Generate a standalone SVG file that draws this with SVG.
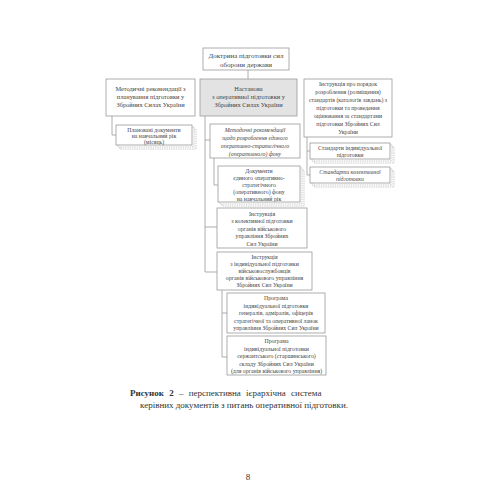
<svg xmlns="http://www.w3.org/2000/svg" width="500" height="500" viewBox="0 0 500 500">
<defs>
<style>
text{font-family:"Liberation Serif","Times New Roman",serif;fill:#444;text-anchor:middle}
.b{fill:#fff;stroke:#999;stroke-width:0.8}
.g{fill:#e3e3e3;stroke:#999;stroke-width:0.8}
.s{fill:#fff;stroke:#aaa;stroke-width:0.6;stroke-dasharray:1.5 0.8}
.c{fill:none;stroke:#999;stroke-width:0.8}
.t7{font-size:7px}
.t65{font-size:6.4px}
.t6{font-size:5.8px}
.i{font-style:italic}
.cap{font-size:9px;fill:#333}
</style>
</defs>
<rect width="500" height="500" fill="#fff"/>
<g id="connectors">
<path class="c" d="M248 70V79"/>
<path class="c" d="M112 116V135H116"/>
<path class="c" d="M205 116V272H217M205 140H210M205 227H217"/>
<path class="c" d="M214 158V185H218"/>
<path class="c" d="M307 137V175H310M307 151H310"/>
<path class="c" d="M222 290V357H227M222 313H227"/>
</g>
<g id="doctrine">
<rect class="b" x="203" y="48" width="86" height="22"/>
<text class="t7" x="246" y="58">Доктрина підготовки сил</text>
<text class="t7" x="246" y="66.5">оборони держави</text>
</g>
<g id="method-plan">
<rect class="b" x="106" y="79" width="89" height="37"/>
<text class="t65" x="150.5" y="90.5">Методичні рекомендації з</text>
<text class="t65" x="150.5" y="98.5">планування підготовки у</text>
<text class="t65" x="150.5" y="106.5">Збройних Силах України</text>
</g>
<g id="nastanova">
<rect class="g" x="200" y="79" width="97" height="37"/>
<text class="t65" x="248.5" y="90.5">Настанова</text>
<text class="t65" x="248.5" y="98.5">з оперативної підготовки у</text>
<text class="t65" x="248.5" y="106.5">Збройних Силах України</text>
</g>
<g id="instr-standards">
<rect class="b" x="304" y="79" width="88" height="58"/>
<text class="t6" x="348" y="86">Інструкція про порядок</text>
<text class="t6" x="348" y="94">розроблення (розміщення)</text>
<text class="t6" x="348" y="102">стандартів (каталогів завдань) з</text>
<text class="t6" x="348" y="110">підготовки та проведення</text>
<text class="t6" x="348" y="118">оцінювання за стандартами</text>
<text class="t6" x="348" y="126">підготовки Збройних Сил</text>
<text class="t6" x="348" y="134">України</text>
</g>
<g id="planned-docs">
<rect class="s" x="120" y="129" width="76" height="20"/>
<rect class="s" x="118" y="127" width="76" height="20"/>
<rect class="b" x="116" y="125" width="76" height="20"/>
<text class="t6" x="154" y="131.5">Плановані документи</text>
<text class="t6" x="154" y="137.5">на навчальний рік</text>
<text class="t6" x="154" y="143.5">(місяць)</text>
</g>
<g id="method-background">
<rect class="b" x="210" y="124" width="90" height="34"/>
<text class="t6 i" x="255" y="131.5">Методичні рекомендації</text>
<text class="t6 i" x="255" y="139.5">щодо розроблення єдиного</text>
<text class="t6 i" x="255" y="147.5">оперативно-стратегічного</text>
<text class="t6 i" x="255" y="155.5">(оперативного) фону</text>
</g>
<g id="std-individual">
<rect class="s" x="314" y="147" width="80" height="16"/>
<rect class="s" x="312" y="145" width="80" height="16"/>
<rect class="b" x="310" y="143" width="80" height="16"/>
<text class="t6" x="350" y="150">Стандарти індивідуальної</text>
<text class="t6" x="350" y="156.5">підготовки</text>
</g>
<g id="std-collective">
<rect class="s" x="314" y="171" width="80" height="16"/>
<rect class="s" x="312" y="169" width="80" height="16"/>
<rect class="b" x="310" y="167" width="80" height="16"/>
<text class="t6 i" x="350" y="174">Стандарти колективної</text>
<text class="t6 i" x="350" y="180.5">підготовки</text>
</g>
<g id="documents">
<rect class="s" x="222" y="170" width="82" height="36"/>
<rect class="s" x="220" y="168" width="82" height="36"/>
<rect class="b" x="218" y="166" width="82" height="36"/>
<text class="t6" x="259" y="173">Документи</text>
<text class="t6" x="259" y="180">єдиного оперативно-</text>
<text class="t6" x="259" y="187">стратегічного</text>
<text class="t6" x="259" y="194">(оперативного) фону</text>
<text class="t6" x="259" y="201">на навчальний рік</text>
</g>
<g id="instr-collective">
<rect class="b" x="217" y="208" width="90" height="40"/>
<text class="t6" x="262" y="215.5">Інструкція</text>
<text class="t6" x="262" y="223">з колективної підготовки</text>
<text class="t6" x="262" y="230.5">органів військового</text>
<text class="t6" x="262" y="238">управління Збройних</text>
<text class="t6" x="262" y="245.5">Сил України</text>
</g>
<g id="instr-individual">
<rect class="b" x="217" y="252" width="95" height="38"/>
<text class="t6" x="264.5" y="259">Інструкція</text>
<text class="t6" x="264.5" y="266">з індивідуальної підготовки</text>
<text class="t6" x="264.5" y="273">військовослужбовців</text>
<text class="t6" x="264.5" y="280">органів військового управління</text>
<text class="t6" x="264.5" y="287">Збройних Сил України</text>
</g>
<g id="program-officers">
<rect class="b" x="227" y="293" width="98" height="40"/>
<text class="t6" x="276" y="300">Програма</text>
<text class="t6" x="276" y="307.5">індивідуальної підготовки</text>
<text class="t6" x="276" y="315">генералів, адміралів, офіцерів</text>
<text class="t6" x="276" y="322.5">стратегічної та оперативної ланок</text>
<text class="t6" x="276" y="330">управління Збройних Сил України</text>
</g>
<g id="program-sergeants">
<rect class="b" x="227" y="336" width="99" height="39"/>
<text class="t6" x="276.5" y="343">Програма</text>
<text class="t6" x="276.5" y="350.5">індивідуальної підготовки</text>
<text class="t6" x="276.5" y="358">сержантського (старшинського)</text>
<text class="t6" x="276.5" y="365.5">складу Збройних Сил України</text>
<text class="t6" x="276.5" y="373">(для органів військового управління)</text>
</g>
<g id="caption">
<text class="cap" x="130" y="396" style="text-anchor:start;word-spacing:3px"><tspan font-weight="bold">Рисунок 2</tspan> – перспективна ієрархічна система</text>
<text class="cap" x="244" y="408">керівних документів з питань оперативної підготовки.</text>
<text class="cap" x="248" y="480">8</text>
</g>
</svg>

GIVEN REQUEST
Your task is an exact transcription of all the data, minus the pictures.

ANSWER TO THE EXERCISE
Generate a standalone SVG file that draws this with SVG.
<svg xmlns="http://www.w3.org/2000/svg" width="500" height="500" viewBox="0 0 500 500">
<defs>
<style>
text{font-family:"Liberation Serif","Times New Roman",serif;fill:#444;text-anchor:middle}
.b{fill:#fff;stroke:#999;stroke-width:0.8}
.g{fill:#e3e3e3;stroke:#999;stroke-width:0.8}
.s{fill:#fff;stroke:#aaa;stroke-width:0.6;stroke-dasharray:1.5 0.8}
.c{fill:none;stroke:#999;stroke-width:0.8}
.t7{font-size:7px}
.t65{font-size:6.4px}
.t6{font-size:5.8px}
.i{font-style:italic}
.cap{font-size:9px;fill:#333}
</style>
</defs>
<rect width="500" height="500" fill="#fff"/>
<g id="connectors">
<path class="c" d="M248 70V79"/>
<path class="c" d="M112 116V135H116"/>
<path class="c" d="M205 116V272H217M205 140H210M205 227H217"/>
<path class="c" d="M214 158V185H218"/>
<path class="c" d="M307 137V175H310M307 151H310"/>
<path class="c" d="M222 290V357H227M222 313H227"/>
</g>
<g id="doctrine">
<rect class="b" x="203" y="48" width="86" height="22"/>
<text class="t7" x="246" y="58">Доктрина підготовки сил</text>
<text class="t7" x="246" y="66.5">оборони держави</text>
</g>
<g id="method-plan">
<rect class="b" x="106" y="79" width="89" height="37"/>
<text class="t65" x="150.5" y="90.5">Методичні рекомендації з</text>
<text class="t65" x="150.5" y="98.5">планування підготовки у</text>
<text class="t65" x="150.5" y="106.5">Збройних Силах України</text>
</g>
<g id="nastanova">
<rect class="g" x="200" y="79" width="97" height="37"/>
<text class="t65" x="248.5" y="90.5">Настанова</text>
<text class="t65" x="248.5" y="98.5">з оперативної підготовки у</text>
<text class="t65" x="248.5" y="106.5">Збройних Силах України</text>
</g>
<g id="instr-standards">
<rect class="b" x="304" y="79" width="88" height="58"/>
<text class="t6" x="348" y="86">Інструкція про порядок</text>
<text class="t6" x="348" y="94">розроблення (розміщення)</text>
<text class="t6" x="348" y="102">стандартів (каталогів завдань) з</text>
<text class="t6" x="348" y="110">підготовки та проведення</text>
<text class="t6" x="348" y="118">оцінювання за стандартами</text>
<text class="t6" x="348" y="126">підготовки Збройних Сил</text>
<text class="t6" x="348" y="134">України</text>
</g>
<g id="planned-docs">
<rect class="s" x="120" y="129" width="76" height="20"/>
<rect class="s" x="118" y="127" width="76" height="20"/>
<rect class="b" x="116" y="125" width="76" height="20"/>
<text class="t6" x="154" y="131.5">Плановані документи</text>
<text class="t6" x="154" y="137.5">на навчальний рік</text>
<text class="t6" x="154" y="143.5">(місяць)</text>
</g>
<g id="method-background">
<rect class="b" x="210" y="124" width="90" height="34"/>
<text class="t6 i" x="255" y="131.5">Методичні рекомендації</text>
<text class="t6 i" x="255" y="139.5">щодо розроблення єдиного</text>
<text class="t6 i" x="255" y="147.5">оперативно-стратегічного</text>
<text class="t6 i" x="255" y="155.5">(оперативного) фону</text>
</g>
<g id="std-individual">
<rect class="s" x="314" y="147" width="80" height="16"/>
<rect class="s" x="312" y="145" width="80" height="16"/>
<rect class="b" x="310" y="143" width="80" height="16"/>
<text class="t6" x="350" y="150">Стандарти індивідуальної</text>
<text class="t6" x="350" y="156.5">підготовки</text>
</g>
<g id="std-collective">
<rect class="s" x="314" y="171" width="80" height="16"/>
<rect class="s" x="312" y="169" width="80" height="16"/>
<rect class="b" x="310" y="167" width="80" height="16"/>
<text class="t6 i" x="350" y="174">Стандарти колективної</text>
<text class="t6 i" x="350" y="180.5">підготовки</text>
</g>
<g id="documents">
<rect class="s" x="222" y="170" width="82" height="36"/>
<rect class="s" x="220" y="168" width="82" height="36"/>
<rect class="b" x="218" y="166" width="82" height="36"/>
<text class="t6" x="259" y="173">Документи</text>
<text class="t6" x="259" y="180">єдиного оперативно-</text>
<text class="t6" x="259" y="187">стратегічного</text>
<text class="t6" x="259" y="194">(оперативного) фону</text>
<text class="t6" x="259" y="201">на навчальний рік</text>
</g>
<g id="instr-collective">
<rect class="b" x="217" y="208" width="90" height="40"/>
<text class="t6" x="262" y="215.5">Інструкція</text>
<text class="t6" x="262" y="223">з колективної підготовки</text>
<text class="t6" x="262" y="230.5">органів військового</text>
<text class="t6" x="262" y="238">управління Збройних</text>
<text class="t6" x="262" y="245.5">Сил України</text>
</g>
<g id="instr-individual">
<rect class="b" x="217" y="252" width="95" height="38"/>
<text class="t6" x="264.5" y="259">Інструкція</text>
<text class="t6" x="264.5" y="266">з індивідуальної підготовки</text>
<text class="t6" x="264.5" y="273">військовослужбовців</text>
<text class="t6" x="264.5" y="280">органів військового управління</text>
<text class="t6" x="264.5" y="287">Збройних Сил України</text>
</g>
<g id="program-officers">
<rect class="b" x="227" y="293" width="98" height="40"/>
<text class="t6" x="276" y="300">Програма</text>
<text class="t6" x="276" y="307.5">індивідуальної підготовки</text>
<text class="t6" x="276" y="315">генералів, адміралів, офіцерів</text>
<text class="t6" x="276" y="322.5">стратегічної та оперативної ланок</text>
<text class="t6" x="276" y="330">управління Збройних Сил України</text>
</g>
<g id="program-sergeants">
<rect class="b" x="227" y="336" width="99" height="39"/>
<text class="t6" x="276.5" y="343">Програма</text>
<text class="t6" x="276.5" y="350.5">індивідуальної підготовки</text>
<text class="t6" x="276.5" y="358">сержантського (старшинського)</text>
<text class="t6" x="276.5" y="365.5">складу Збройних Сил України</text>
<text class="t6" x="276.5" y="373">(для органів військового управління)</text>
</g>
<g id="caption">
<text class="cap" x="130" y="396" style="text-anchor:start;word-spacing:3px"><tspan font-weight="bold">Рисунок 2</tspan> – перспективна ієрархічна система</text>
<text class="cap" x="244" y="408">керівних документів з питань оперативної підготовки.</text>
<text class="cap" x="248" y="480">8</text>
</g>
</svg>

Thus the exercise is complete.